=== PROMPT ===
Line by line, reproduce exactly the beginning of the listing below, ending with the line that contains "family=['DejaVu Sans'], linespacing=0.98)" and adding nothing.

>> Start

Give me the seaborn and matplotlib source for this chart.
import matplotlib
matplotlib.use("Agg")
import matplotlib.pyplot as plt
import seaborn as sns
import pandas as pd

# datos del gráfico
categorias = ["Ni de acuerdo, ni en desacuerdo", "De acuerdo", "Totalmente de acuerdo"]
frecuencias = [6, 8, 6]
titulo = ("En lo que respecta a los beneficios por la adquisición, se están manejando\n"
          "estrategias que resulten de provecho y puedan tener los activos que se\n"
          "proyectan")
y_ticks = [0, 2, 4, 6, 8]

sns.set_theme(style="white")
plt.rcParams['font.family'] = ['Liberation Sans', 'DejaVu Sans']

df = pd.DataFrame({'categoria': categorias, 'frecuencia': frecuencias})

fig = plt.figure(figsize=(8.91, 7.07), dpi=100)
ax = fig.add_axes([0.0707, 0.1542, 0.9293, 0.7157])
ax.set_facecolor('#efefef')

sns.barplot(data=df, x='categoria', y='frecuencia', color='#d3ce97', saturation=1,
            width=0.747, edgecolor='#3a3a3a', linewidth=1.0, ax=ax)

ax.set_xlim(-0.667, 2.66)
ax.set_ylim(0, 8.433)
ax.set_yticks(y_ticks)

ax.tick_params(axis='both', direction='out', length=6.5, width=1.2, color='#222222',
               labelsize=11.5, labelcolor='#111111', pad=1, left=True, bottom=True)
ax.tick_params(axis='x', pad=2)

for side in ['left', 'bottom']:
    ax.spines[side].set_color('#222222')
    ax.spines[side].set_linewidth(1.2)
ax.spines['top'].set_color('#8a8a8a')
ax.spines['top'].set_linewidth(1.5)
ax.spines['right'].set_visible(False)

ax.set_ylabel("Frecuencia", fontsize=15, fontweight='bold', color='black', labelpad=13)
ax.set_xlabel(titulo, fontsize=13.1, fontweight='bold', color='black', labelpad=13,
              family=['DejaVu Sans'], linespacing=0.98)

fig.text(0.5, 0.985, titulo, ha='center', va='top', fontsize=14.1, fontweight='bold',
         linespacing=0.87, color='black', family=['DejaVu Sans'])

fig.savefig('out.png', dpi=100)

>> End

=== EXPECTED ANSWER ===
Give me the seaborn and matplotlib source for this chart.
import matplotlib
matplotlib.use("Agg")
import matplotlib.pyplot as plt
import seaborn as sns
import pandas as pd

# datos del gráfico
categorias = ["Ni de acuerdo, ni en desacuerdo", "De acuerdo", "Totalmente de acuerdo"]
frecuencias = [6, 8, 6]
titulo = ("En lo que respecta a los beneficios por la adquisición, se están manejando\n"
          "estrategias que resulten de provecho y puedan tener los activos que se\n"
          "proyectan")
y_ticks = [0, 2, 4, 6, 8]

sns.set_theme(style="white")
plt.rcParams['font.family'] = ['Liberation Sans', 'DejaVu Sans']

df = pd.DataFrame({'categoria': categorias, 'frecuencia': frecuencias})

fig = plt.figure(figsize=(8.91, 7.07), dpi=100)
ax = fig.add_axes([0.0707, 0.1542, 0.9293, 0.7157])
ax.set_facecolor('#efefef')

sns.barplot(data=df, x='categoria', y='frecuencia', color='#d3ce97', saturation=1,
            width=0.747, edgecolor='#3a3a3a', linewidth=1.0, ax=ax)

ax.set_xlim(-0.667, 2.66)
ax.set_ylim(0, 8.433)
ax.set_yticks(y_ticks)

ax.tick_params(axis='both', direction='out', length=6.5, width=1.2, color='#222222',
               labelsize=11.5, labelcolor='#111111', pad=1, left=True, bottom=True)
ax.tick_params(axis='x', pad=2)

for side in ['left', 'bottom']:
    ax.spines[side].set_color('#222222')
    ax.spines[side].set_linewidth(1.2)
ax.spines['top'].set_color('#8a8a8a')
ax.spines['top'].set_linewidth(1.5)
ax.spines['right'].set_visible(False)

ax.set_ylabel("Frecuencia", fontsize=15, fontweight='bold', color='black', labelpad=13)
ax.set_xlabel(titulo, fontsize=13.1, fontweight='bold', color='black', labelpad=13,
              family=['DejaVu Sans'], linespacing=0.98)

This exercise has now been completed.